**Given instruction:**
Write out the data below in full, unchanged, minus the images.

**Raw data:**
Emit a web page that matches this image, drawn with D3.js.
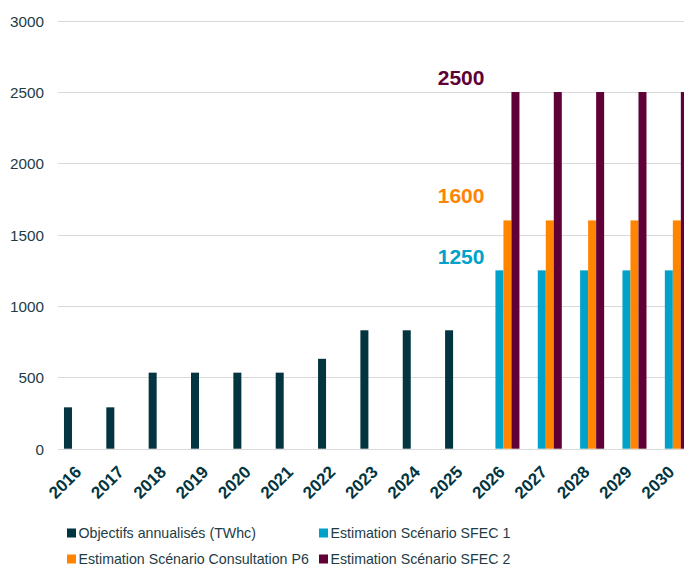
<!DOCTYPE html>
<html>
<head>
<meta charset="utf-8">
<script src="https://cdn.jsdelivr.net/npm/d3@7"></script>
<style>
  html, body { margin: 0; padding: 0; background: #ffffff; }
  svg { display: block; }
  text { font-family: "Liberation Sans", Arial, Helvetica, sans-serif; }
</style>
</head>
<body>
<div id="chart"></div>
<script>
// Years on the category axis
const years = ["2016","2017","2018","2019","2020","2021","2022","2023","2024","2025","2026","2027","2028","2029","2030"];

// Series values (TWhc), one entry per year; null = no bar
const objectifs   = [290, 290, 533, 533, 533, 533, 630, 830, 830, 830, null, null, null, null, null];
const sfec1       = [null, null, null, null, null, null, null, null, null, null, 1250, 1250, 1250, 1250, 1250];
const consultP6   = [null, null, null, null, null, null, null, null, null, null, 1600, 1600, 1600, 1600, 1600];
const sfec2       = [null, null, null, null, null, null, null, null, null, null, 2500, 2500, 2500, 2500, 2500];

const seriesNames = [
  "Objectifs annualisés (TWhc)",
  "Estimation Scénario SFEC 1",
  "Estimation Scénario Consultation P6",
  "Estimation Scénario SFEC 2"
];
const seriesColors = ["#02353f", "#00a2c9", "#ff8400", "#5f0036"];
const seriesValues = [objectifs, sfec1, consultP6, sfec2];

// Y axis ticks
const yTicks = [0, 500, 1000, 1500, 2000, 2500, 3000];

// Callout labels for the scenario levels (value, series index)
const callouts = [
  { value: 2500, series: 3, dy: -7 },
  { value: 1600, series: 2, dy: -17 },
  { value: 1250, series: 1, dy: -6 }
];

const W = 684, H = 566;
const svg = d3.select("#chart").append("svg")
  .attr("width", W).attr("height", H);

const plotLeft = 58;
const x = d3.scaleBand()
  .domain(years)
  .range([58.8, 694])
  .paddingInner(0.244)
  .paddingOuter(0.122);

const xs = d3.scaleBand()
  .domain(d3.range(seriesNames.length))
  .range([0, x.bandwidth()]);

const y = d3.scaleLinear().domain([0, 3000]).range([448.7, 20.7]);

// Horizontal gridlines
svg.append("g")
  .selectAll("line")
  .data(yTicks)
  .join("line")
  .attr("x1", plotLeft).attr("x2", W)
  .attr("y1", d => Math.round(y(d)) + 0.5)
  .attr("y2", d => Math.round(y(d)) + 0.5)
  .attr("stroke", "#d9d9d9")
  .attr("stroke-width", 1.2);

// Y axis labels
const yAxis = d3.axisLeft(y).tickValues(yTicks).tickFormat(d3.format("d")).tickSize(0).tickPadding(0);
const gy = svg.append("g").attr("transform", "translate(44,0)").call(yAxis);
gy.select(".domain").remove();
gy.selectAll("text")
  .attr("fill", "#1d3c46")
  .style("font-size", "15.3px")
  .attr("dy", "0.36em");

// Bars
const flat = [];
seriesValues.forEach((vals, si) => {
  vals.forEach((v, i) => { if (v != null) flat.push({ year: years[i], series: si, value: v }); });
});

svg.append("g")
  .selectAll("rect")
  .data(flat)
  .join("rect")
  .attr("x", d => x(d.year) + xs(d.series))
  .attr("width", xs.bandwidth())
  .attr("y", d => y(d.value))
  .attr("height", d => y(0) - y(d.value))
  .attr("fill", d => seriesColors[d.series]);

// X axis labels, rotated
const xAxis = d3.axisBottom(x).tickSize(0).tickPadding(0);
const gx = svg.append("g").call(xAxis);
gx.select(".domain").remove();
gx.selectAll(".tick")
  .attr("transform", d => `translate(${x(d) + x.bandwidth() / 2 + 2.5},473)`);
gx.selectAll("text")
  .attr("x", 0).attr("y", 0).attr("dy", 0)
  .attr("transform", "rotate(-45)")
  .attr("text-anchor", "end")
  .attr("fill", "#02353f")
  .style("font-size", "17px")
  .style("font-weight", "bold");

// Scenario callouts, centred over the 2025 slot
const calloutX = x("2025") + x.bandwidth() / 2;
svg.append("g")
  .selectAll("text")
  .data(callouts)
  .join("text")
  .attr("x", calloutX)
  .attr("y", d => y(d.value) + d.dy)
  .attr("text-anchor", "middle")
  .attr("fill", d => seriesColors[d.series])
  .style("font-size", "21px")
  .style("font-weight", "bold")
  .text(d => d.value);

// Legend, two columns by two rows
const legendPos = [
  { x: 67, y: 533 }, { x: 319, y: 533 },
  { x: 67, y: 559 }, { x: 319, y: 559 }
];
const lg = svg.append("g")
  .selectAll("g")
  .data(seriesNames)
  .join("g")
  .attr("transform", (d, i) => `translate(${legendPos[i].x},${legendPos[i].y})`);
lg.append("rect")
  .attr("x", 0).attr("y", -4.5)
  .attr("width", 9).attr("height", 9)
  .attr("fill", (d, i) => seriesColors[i]);
lg.append("text")
  .attr("x", 11.5).attr("y", 0)
  .attr("dy", "0.36em")
  .attr("fill", "#1d3c46")
  .style("font-size", "14.2px")
  .text(d => d);
</script>
</body>
</html>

**Result below:**
Emit a web page that matches this image, drawn with D3.js.
<!DOCTYPE html>
<html>
<head>
<meta charset="utf-8">
<script src="https://cdn.jsdelivr.net/npm/d3@7"></script>
<style>
  html, body { margin: 0; padding: 0; background: #ffffff; }
  svg { display: block; }
  text { font-family: "Liberation Sans", Arial, Helvetica, sans-serif; }
</style>
</head>
<body>
<div id="chart"></div>
<script>
// Years on the category axis
const years = ["2016","2017","2018","2019","2020","2021","2022","2023","2024","2025","2026","2027","2028","2029","2030"];

// Series values (TWhc), one entry per year; null = no bar
const objectifs   = [290, 290, 533, 533, 533, 533, 630, 830, 830, 830, null, null, null, null, null];
const sfec1       = [null, null, null, null, null, null, null, null, null, null, 1250, 1250, 1250, 1250, 1250];
const consultP6   = [null, null, null, null, null, null, null, null, null, null, 1600, 1600, 1600, 1600, 1600];
const sfec2       = [null, null, null, null, null, null, null, null, null, null, 2500, 2500, 2500, 2500, 2500];

const seriesNames = [
  "Objectifs annualisés (TWhc)",
  "Estimation Scénario SFEC 1",
  "Estimation Scénario Consultation P6",
  "Estimation Scénario SFEC 2"
];
const seriesColors = ["#02353f", "#00a2c9", "#ff8400", "#5f0036"];
const seriesValues = [objectifs, sfec1, consultP6, sfec2];

// Y axis ticks
const yTicks = [0, 500, 1000, 1500, 2000, 2500, 3000];

// Callout labels for the scenario levels (value, series index)
const callouts = [
  { value: 2500, series: 3, dy: -7 },
  { value: 1600, series: 2, dy: -17 },
  { value: 1250, series: 1, dy: -6 }
];

const W = 684, H = 566;
const svg = d3.select("#chart").append("svg")
  .attr("width", W).attr("height", H);

const plotLeft = 58;
const x = d3.scaleBand()
  .domain(years)
  .range([58.8, 694])
  .paddingInner(0.244)
  .paddingOuter(0.122);

const xs = d3.scaleBand()
  .domain(d3.range(seriesNames.length))
  .range([0, x.bandwidth()]);

const y = d3.scaleLinear().domain([0, 3000]).range([448.7, 20.7]);

// Horizontal gridlines
svg.append("g")
  .selectAll("line")
  .data(yTicks)
  .join("line")
  .attr("x1", plotLeft).attr("x2", W)
  .attr("y1", d => Math.round(y(d)) + 0.5)
  .attr("y2", d => Math.round(y(d)) + 0.5)
  .attr("stroke", "#d9d9d9")
  .attr("stroke-width", 1.2);

// Y axis labels
const yAxis = d3.axisLeft(y).tickValues(yTicks).tickFormat(d3.format("d")).tickSize(0).tickPadding(0);
const gy = svg.append("g").attr("transform", "translate(44,0)").call(yAxis);
gy.select(".domain").remove();
gy.selectAll("text")
  .attr("fill", "#1d3c46")
  .style("font-size", "15.3px")
  .attr("dy", "0.36em");

// Bars
const flat = [];
seriesValues.forEach((vals, si) => {
  vals.forEach((v, i) => { if (v != null) flat.push({ year: years[i], series: si, value: v }); });
});

svg.append("g")
  .selectAll("rect")
  .data(flat)
  .join("rect")
  .attr("x", d => x(d.year) + xs(d.series))
  .attr("width", xs.bandwidth())
  .attr("y", d => y(d.value))
  .attr("height", d => y(0) - y(d.value))
  .attr("fill", d => seriesColors[d.series]);

// X axis labels, rotated
const xAxis = d3.axisBottom(x).tickSize(0).tickPadding(0);
const gx = svg.append("g").call(xAxis);
gx.select(".domain").remove();
gx.selectAll(".tick")
  .attr("transform", d => `translate(${x(d) + x.bandwidth() / 2 + 2.5},473)`);
gx.selectAll("text")
  .attr("x", 0).attr("y", 0).attr("dy", 0)
  .attr("transform", "rotate(-45)")
  .attr("text-anchor", "end")
  .attr("fill", "#02353f")
  .style("font-size", "17px")
  .style("font-weight", "bold");

// Scenario callouts, centred over the 2025 slot
const calloutX = x("2025") + x.bandwidth() / 2;
svg.append("g")
  .selectAll("text")
  .data(callouts)
  .join("text")
  .attr("x", calloutX)
  .attr("y", d => y(d.value) + d.dy)
  .attr("text-anchor", "middle")
  .attr("fill", d => seriesColors[d.series])
  .style("font-size", "21px")
  .style("font-weight", "bold")
  .text(d => d.value);

// Legend, two columns by two rows
const legendPos = [
  { x: 67, y: 533 }, { x: 319, y: 533 },
  { x: 67, y: 559 }, { x: 319, y: 559 }
];
const lg = svg.append("g")
  .selectAll("g")
  .data(seriesNames)
  .join("g")
  .attr("transform", (d, i) => `translate(${legendPos[i].x},${legendPos[i].y})`);
lg.append("rect")
  .attr("x", 0).attr("y", -4.5)
  .attr("width", 9).attr("height", 9)
  .attr("fill", (d, i) => seriesColors[i]);
lg.append("text")
  .attr("x", 11.5).attr("y", 0)
  .attr("dy", "0.36em")
  .attr("fill", "#1d3c46")
  .style("font-size", "14.2px")
  .text(d => d);
</script>
</body>
</html>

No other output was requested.